For the first time in history, basic needs, life style needs, luxury needs are at the same price, prompting us to explore why basic needs like onions are so expensive.
The visit: We visited Pimpalgaon and Lasalgaon - Asia’s biggest onion wholesale markets (240km from Mumbai) - and interacted with over 25 farmers, a wholesaler, assistant to APMC chairman (Agriculture Produce Marketing Committee) and visited three farms.
Key Takeaways: The price rise is due to significant supply shortage arising from unseasonal rains, with crop yields falling to a tenth of the normal 70-80 quintals per acre in many cases. At these yields, despite farm realizations reaching 2-3x of last year (Rs2500-3000/quintal) a farmer is still unable to break even. With the next onion harvest expected only in March, supply shortage is expected to continue for at least two months.
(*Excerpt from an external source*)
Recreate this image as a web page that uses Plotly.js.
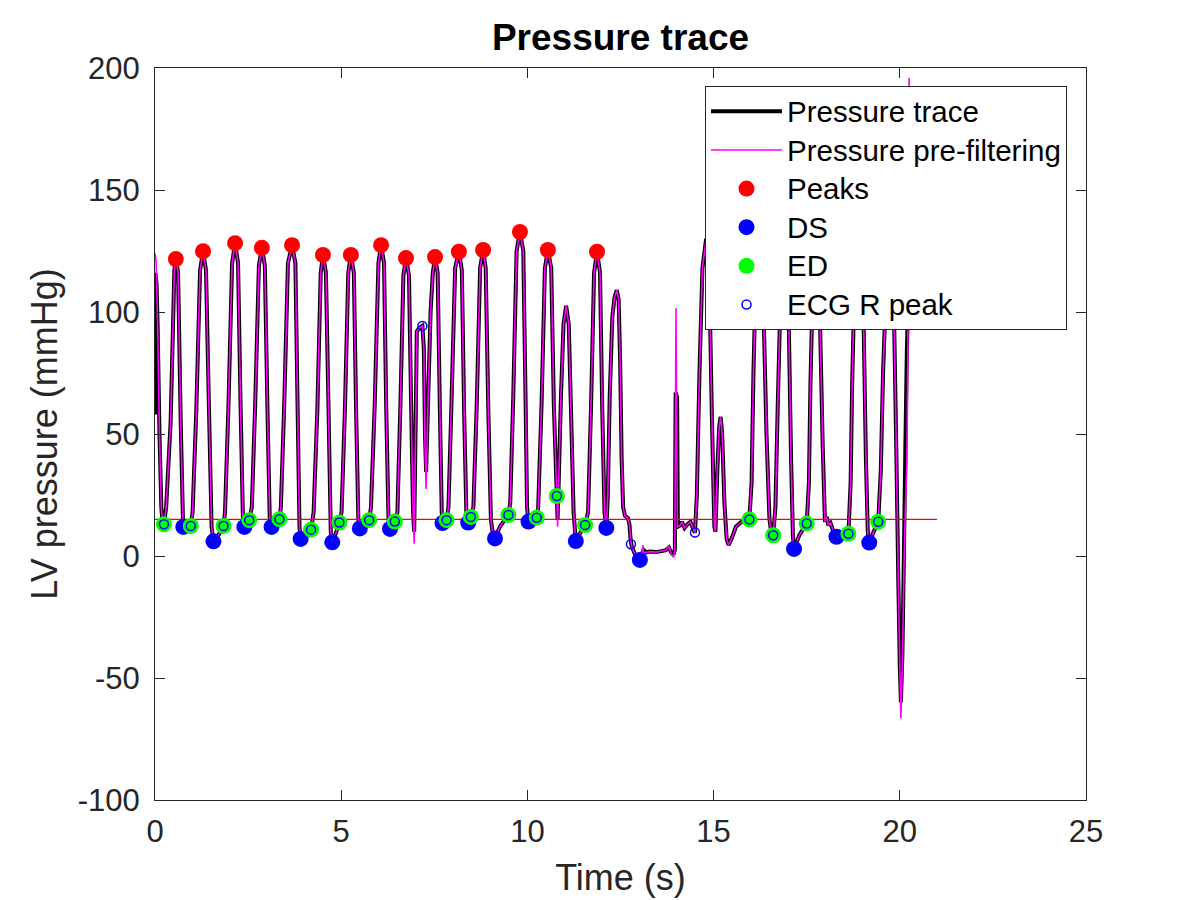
<!DOCTYPE html>
<html>
<head>
<meta charset="utf-8">
<script src="https://cdn.plot.ly/plotly-3.0.1.min.js"></script>
<style>
html,body{margin:0;padding:0;background:#ffffff;}
#chart{width:1200px;height:900px;}
</style>
</head>
<body>
<div id="chart"></div>
<script>
// ---------- Filtered pressure trace (black) ----------
const traceTime = [
0.00,0.01,0.04,0.07,0.12,0.17,0.20,0.24,
0.30,0.42,0.52,0.56,0.62,0.69,0.75,0.76,0.86,0.96,
1.01,1.11,1.21,1.29,1.37,1.45,1.52,1.57,1.70,1.84,
1.88,1.97,2.07,2.15,2.23,2.30,2.36,2.40,2.46,2.53,
2.60,2.69,2.79,2.87,2.95,3.02,3.08,3.13,3.24,3.34,
3.38,3.47,3.57,3.68,3.77,3.83,3.88,3.91,4.05,4.19,
4.26,4.36,4.45,4.51,4.59,4.66,4.72,4.76,4.86,4.95,
5.01,5.10,5.19,5.26,5.34,5.40,5.46,5.50,5.62,5.75,
5.80,5.90,6.00,6.07,6.15,6.21,6.27,6.31,6.38,6.44,
6.51,6.59,6.67,6.74,6.82,6.88,6.93,6.96,7.00,7.03,7.10,7.18,7.22,7.25,7.28,7.33,7.40,7.46,7.52,7.59,7.65,7.70,7.72,7.78,7.83,
7.88,7.96,8.06,8.16,8.24,8.30,8.36,8.41,8.45,8.48,
8.55,8.64,8.73,8.81,8.88,8.95,9.02,9.08,9.13,9.22,9.28,9.38,9.49,
9.54,9.62,9.71,9.80,9.89,9.95,9.99,10.03,10.14,10.25,
10.29,10.38,10.47,10.55,10.64,10.71,10.79,10.81,
10.84,10.90,10.97,11.04,11.11,11.17,11.24,11.30,11.42,11.55,
11.63,11.71,11.79,11.87,11.95,12.01,12.07,12.12,
12.16,12.21,12.28,12.34,12.40,12.45,12.49,12.53,12.57,12.62,12.70,12.74,12.77,12.80,12.88,12.95,13.02,
13.08,13.12,13.18,13.30,13.45,13.60,13.72,13.80,13.86,13.92,13.96,13.98,14.02,14.04,
14.10,14.15,14.22,14.30,14.38,14.44,14.50,
14.55,14.62,14.70,14.80,14.88,14.95,15.02,15.05,
15.10,15.15,15.19,15.23,15.29,15.35,15.40,15.48,15.60,15.75,15.96,
16.02,16.07,16.11,16.19,16.27,16.35,16.42,16.50,16.55,16.60,
16.66,16.72,16.78,16.88,16.96,17.02,17.08,17.13,17.16,17.30,17.50,
17.56,17.60,17.64,17.73,17.80,17.86,17.93,17.99,18.04,18.08,18.14,18.22,18.30,18.45,18.62,
18.68,18.72,18.76,18.86,18.95,19.03,19.09,19.14,19.18,19.30,19.42,
19.49,19.55,19.60,19.70,19.78,19.85,19.91,19.96,20.00,20.03,20.07,20.11,20.15,20.19,20.24,20.32,
20.40,20.44,20.48,20.52,20.65,20.80,20.88,20.91,20.95,21.00
];
const tracePressure = [
58,116,112,95,50,20,14,13.0,
20,55,117,121.7,116,55,15,11.9,11.6,12.3,
18,60,117,124.9,117,60,12,6.0,8.5,12.3,
18,60,120,128.2,120,60,16,11.9,12.8,14.7,
20,62,119,126.3,119,60,16,11.9,13.3,15.1,
20,62,120,127.4,120,60,12,7.0,8.8,10.8,
18,60,116,123.4,116,60,10,5.6,9.5,13.7,
18,60,116,123.4,116,60,15,11.3,12.8,14.7,
20,62,120,127.4,120,60,15,11.1,12.3,14.1,
18,62,115,122.1,115,60,18,10,55,92,93.5,94.3,85,50,34.5,62,100,116,122.5,116,60,18,13.5,13.8,14.7,
20,62,118,124.7,117,60,18,13.7,14.8,16.0,
20,62,118,125.4,118,60,15,8,7.2,10.5,12.5,14.5,16.8,
22,65,125,132.8,125,65,20,14.1,14.6,15.7,
20,62,118,125.4,118,62,24.6,15,
30,65,95,102.5,95,60,18,6.1,9.5,12.7,
18,62,116,124.7,116,60,18,11.5,
25,65,98,106,109,105,80,40,20,16.5,15.5,13,7,4,1,-0.5,-1.6,
1,2.5,1.5,1.8,1.6,2.0,2.4,3.5,1.5,0.5,2.5,67,65,12,
12.5,14,11.5,13,14,11.5,9.6,
25,75,118,130,118,60,12,10,
35,53,57,50,22,7,4.5,7,12,14,15.0,
30,75,100,128,118,95,50,15,9.5,8.5,
20,60,96,128,118,94,40,8,2.9,8.5,13.3,
30,70,96,128,118,94,45,14,16,12.5,13.5,10,7.9,8.6,9.1,
30,70,96,128,120,94,40,10,5.5,10,14.0,
35,75,96,128,118,94,40,-10,-45,-60,-40,0,45,85,112,108,
93,98,94,99,98,97,98,93,98,98
];

// ---------- Pressure before filtering (magenta) ----------
const rawTime = [
0.00,0.03,0.07,0.12,0.17,0.20,0.24,
0.30,0.42,0.52,0.56,0.62,0.69,0.75,0.76,0.86,0.96,
1.01,1.11,1.21,1.29,1.37,1.45,1.52,1.57,1.70,1.84,
1.88,1.97,2.07,2.15,2.23,2.30,2.36,2.40,2.46,2.53,
2.60,2.69,2.79,2.87,2.95,3.02,3.08,3.13,3.24,3.34,
3.38,3.47,3.57,3.68,3.77,3.83,3.88,3.91,4.05,4.19,
4.26,4.36,4.45,4.51,4.59,4.66,4.72,4.76,4.86,4.95,
5.01,5.10,5.19,5.26,5.34,5.40,5.46,5.50,5.62,5.75,
5.80,5.90,6.00,6.07,6.15,6.21,6.27,6.31,6.38,6.44,
6.51,6.59,6.67,6.74,6.82,6.88,6.93,6.96,7.00,7.03,7.10,7.18,7.22,7.25,7.28,7.33,7.40,7.46,7.52,7.59,7.65,7.70,7.72,7.78,7.83,
7.88,7.96,8.06,8.16,8.24,8.30,8.36,8.41,8.45,8.48,
8.55,8.64,8.73,8.81,8.88,8.95,9.02,9.08,9.13,9.22,9.28,9.38,9.49,
9.54,9.62,9.71,9.80,9.89,9.95,9.99,10.03,10.14,10.25,
10.29,10.38,10.47,10.55,10.64,10.71,10.79,10.81,
10.84,10.90,10.97,11.04,11.11,11.17,11.24,11.30,11.42,11.55,
11.63,11.71,11.79,11.87,11.95,12.01,12.07,12.12,
12.16,12.21,12.28,12.34,12.40,12.45,12.49,12.53,12.57,12.62,12.70,12.74,12.77,12.80,12.88,12.95,13.02,
13.08,13.10,13.12,13.18,13.30,13.45,13.60,13.72,13.80,13.86,13.92,13.96,13.99,14.01,14.03,
14.10,14.15,14.22,14.30,14.38,14.44,14.50,
14.55,14.62,14.70,14.80,14.88,14.95,15.02,15.05,
15.10,15.15,15.19,15.23,15.29,15.35,15.40,15.48,15.60,15.75,15.96,
16.02,16.07,16.11,16.19,16.27,16.35,16.42,16.50,16.55,16.60,
16.66,16.72,16.78,16.88,16.96,17.02,17.08,17.13,17.16,17.30,17.50,
17.56,17.60,17.64,17.73,17.80,17.86,17.93,17.99,18.04,18.08,18.14,18.22,18.30,18.45,18.62,
18.68,18.72,18.76,18.86,18.95,19.03,19.09,19.14,19.18,19.30,19.42,
19.49,19.55,19.60,19.70,19.78,19.85,19.91,19.96,20.00,20.03,20.07,20.11,20.15,20.19,20.21,20.24,20.25,20.27,20.32,
20.40,20.44,20.48,20.52,20.65,20.80,20.88,20.91,20.95,21.00
];
const rawPressure = [
124,121,95,50,20,14,13.0,
20,55,117,121.7,116,55,15,11.9,11.6,12.3,
18,60,117,124.9,117,60,12,6.0,8.5,12.3,
18,60,120,128.2,120,60,16,11.9,12.8,14.7,
20,62,119,126.3,119,60,16,11.9,13.3,15.1,
20,62,120,127.4,120,60,12,7.0,8.8,10.8,
18,60,116,123.4,116,60,10,5.6,9.5,13.7,
18,60,116,123.4,116,60,15,11.3,12.8,14.7,
20,62,120,127.4,120,60,15,11.1,12.3,14.1,
18,62,115,122.1,115,60,18,5,55,92,93.5,94.3,85,45,27.5,62,100,116,122.5,116,60,18,13.5,13.8,14.7,
20,62,118,124.7,117,60,18,13.7,14.8,16.0,
20,62,118,125.4,118,60,15,8,7.2,10.5,12.5,14.5,16.8,
22,65,125,132.8,125,65,20,14.1,14.6,15.7,
20,62,118,125.4,118,62,24.6,12,
30,65,95,102.5,95,60,18,6.1,9.5,12.7,
18,62,116,124.7,116,60,18,11.5,
25,65,98,106,109,105,80,40,20,16.5,15.5,13,7,4,1,-0.5,-1.6,
1,4.5,1,1.5,1.8,1.6,2.0,2.4,4,1.0,-0.5,2.5,101.5,50,12,
12.5,14,11.5,13,14,11.5,9.6,
25,75,118,130,118,60,12,10,
35,53,57,50,22,7,4.5,7,12,14,15.0,
30,75,100,128,118,95,50,15,9.5,8.5,
20,60,96,128,118,94,40,8,2.9,8.5,13.3,
30,70,96,128,118,94,45,14,16,12.5,13.5,10,7.9,8.6,9.1,
30,70,96,128,120,94,40,10,5.5,10,14.0,
35,75,96,128,118,94,40,-10,-45,-66.5,-45,-5,20,38,70,150,196,115,108,
93,98,94,99,98,97,98,93,98,98
];

// ---------- Detected points ----------
const peakTime = [0.56,1.29,2.15,2.87,3.68,4.51,5.26,6.07,6.74,7.52,8.16,8.81,9.80,10.55,11.87];
const peakPressure = [121.7,124.9,128.2,126.3,127.4,123.4,123.4,127.4,122.1,122.5,124.7,125.4,132.8,125.4,124.7];

const dsTime = [0.76,1.57,2.40,3.13,3.91,4.76,5.50,6.31,7.72,8.41,9.13,10.03,11.30,12.12,13.02,17.16,18.30,19.18];
const dsPressure = [11.9,6.0,11.9,11.9,7.0,5.6,11.3,11.1,13.5,13.7,7.2,14.1,6.1,11.5,-1.6,2.9,7.9,5.5];

const edTime = [0.24,0.96,1.84,2.53,3.34,4.19,4.95,5.75,6.44,7.83,8.48,9.49,10.25,10.79,11.55,15.96,16.60,17.50,18.62,19.42];
const edPressure = [13.0,12.3,12.3,14.7,15.1,10.8,13.7,14.7,14.1,14.7,16.0,16.8,15.7,24.6,12.7,15.0,8.5,13.3,9.1,14.0];

const ecgTime = [0.24,0.96,1.84,2.53,3.34,4.19,4.95,5.75,6.44,7.18,7.83,8.48,9.49,10.25,10.79,11.55,12.78,14.50,15.96,16.60,17.50,18.62,19.42];
const ecgPressure = [13.0,12.3,12.3,14.7,15.1,10.8,13.7,14.7,14.1,94.3,14.7,16.0,16.8,15.7,24.6,12.7,4.8,9.6,15.0,8.5,13.3,9.1,14.0];

const thresholdTime = [0, 21];
const thresholdPressure = [15, 15];

const xTickValues = [0, 5, 10, 15, 20, 25];
const xTickLabels = ['0', '5', '10', '15', '20', '25'];
const yTickValues = [-100, -50, 0, 50, 100, 150, 200];
const yTickLabels = ['-100', '-50', '0', '50', '100', '150', '200'];

const seriesNames = ['Pressure trace', 'Pressure pre-filtering', 'Peaks', 'DS', 'ED', 'ECG R peak'];

// ---------- Plot ----------
const FONT = 'Liberation Sans, Arial, Helvetica, sans-serif';
const AXIS_COLOR = '#262626';
const legendName = s => '<span style="font-size:29.5px">' + s + '</span>';

const traces = [
  {x: traceTime, y: tracePressure, type: 'scatter', mode: 'lines', name: legendName(seriesNames[0]),
   line: {color: '#000000', width: 4, simplify: false}, hoverinfo: 'skip'},
  {x: rawTime, y: rawPressure, type: 'scatter', mode: 'lines', name: legendName(seriesNames[1]),
   line: {color: '#FF00FF', width: 1.6, simplify: false}, hoverinfo: 'skip'},
  {x: thresholdTime, y: thresholdPressure, type: 'scatter', mode: 'lines', showlegend: false,
   line: {color: '#FF0000', width: 1.3}, hoverinfo: 'skip'},
  {x: peakTime, y: peakPressure, type: 'scatter', mode: 'markers', name: legendName(seriesNames[2]),
   marker: {color: '#FF0000', size: 16, symbol: 'circle'}, hoverinfo: 'skip'},
  {x: dsTime, y: dsPressure, type: 'scatter', mode: 'markers', name: legendName(seriesNames[3]),
   marker: {color: '#0000FF', size: 16, symbol: 'circle'}, hoverinfo: 'skip'},
  {x: edTime, y: edPressure, type: 'scatter', mode: 'markers', name: legendName(seriesNames[4]),
   marker: {color: '#00FF00', size: 16, symbol: 'circle'}, hoverinfo: 'skip'},
  {x: ecgTime, y: ecgPressure, type: 'scatter', mode: 'markers', name: legendName(seriesNames[5]),
   marker: {color: '#0000FF', size: 9, symbol: 'circle-open', line: {color: '#0000FF', width: 1.5}}, hoverinfo: 'skip'}
];

const axisCommon = {
  showgrid: false, zeroline: false,
  showline: true, linecolor: AXIS_COLOR, linewidth: 1, mirror: 'ticks',
  ticks: 'inside', ticklen: 10, tickwidth: 1, tickcolor: AXIS_COLOR,
  tickfont: {family: FONT, size: 31, color: AXIS_COLOR},
  tickmode: 'array'
};

const layout = {
  width: 1200, height: 900,
  margin: {l: 155, r: 114, t: 68, b: 100, pad: 0},
  paper_bgcolor: '#ffffff', plot_bgcolor: '#ffffff',
  font: {family: FONT, color: AXIS_COLOR},
  title: {text: '<b>Pressure trace</b>', font: {family: FONT, size: 37, color: '#000000'},
          xref: 'paper', x: 0.5, xanchor: 'center', yref: 'container', y: 0.959, yanchor: 'middle'},
  xaxis: Object.assign({}, axisCommon, {
    range: [0, 25], tickvals: xTickValues, ticktext: xTickLabels,
    ticklabelstandoff: 4,
    title: {text: 'Time (s)', font: {family: FONT, size: 36, color: AXIS_COLOR}, standoff: 16}
  }),
  yaxis: Object.assign({}, axisCommon, {
    range: [-100, 200], tickvals: yTickValues, ticktext: yTickLabels,
    ticklabelstandoff: 8,
    title: {text: 'LV pressure (mmHg)', font: {family: FONT, size: 36, color: AXIS_COLOR}, standoff: 9}
  }),
  legend: {
    x: 0.9796, xanchor: 'right', y: 0.9754, yanchor: 'top',
    bgcolor: '#ffffff', bordercolor: AXIS_COLOR, borderwidth: 1,
    font: {family: FONT, size: 27.4, color: '#000000'},
    itemwidth: 71, tracegroupgap: 0
  },
  showlegend: true,
  hovermode: false
};

Plotly.newPlot('chart', traces, layout, {staticPlot: true, displayModeBar: false});
</script>
</body>
</html>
However, we see pressure on onion prices even beyond that as unseasonal rains have also damaged seeds, due to which seed plantation is likely to be lower than last year. Unseasonal rains have also damaged grapes and tomatoes and thereby prices have doubled.
Our view:
We believe pressure on the price of onion, tomatoes and grapes is going to sustain for at least 6-9 months due to supply shortage (albeit not to the same levels seen last month when onion prices touched Rs 70-80/ kg). A bigger concern, though, is the possibility of high sustained inflation continuing, especially if supply shortages occur frequently across food commodities (as seen in the past year). Even if supply gets back to normal levels, prices will not reduce to the levels last year for two reasons: 1) farmers, having seen increasing crop disruptions, will demand higher prices in normal years to create a higher safety net for a bad year; 2) having seen that the consumer is willing to pay Rs60/ kg, the entire supply chain will attempt to extract slightly higher prices than earlier (scarcity-driven prices that touch super-normal levels always settle at a higher normal due to the sticky nature of inflation). In this case, with onion prices currently at ~Rs45/ kg (up from Rs 20/ kg last year), even if supply does get back to normal in 6-9 months, it is unlikely to get back to Rs20/ kg seen earlier and is more likely to settle at ~Rs25-30/ kg (still at least a 20% increase). While government interventions in terms of export bans are likely to provide temporary relief to consumers, the threat of sustained long-term inflation is likely to stay.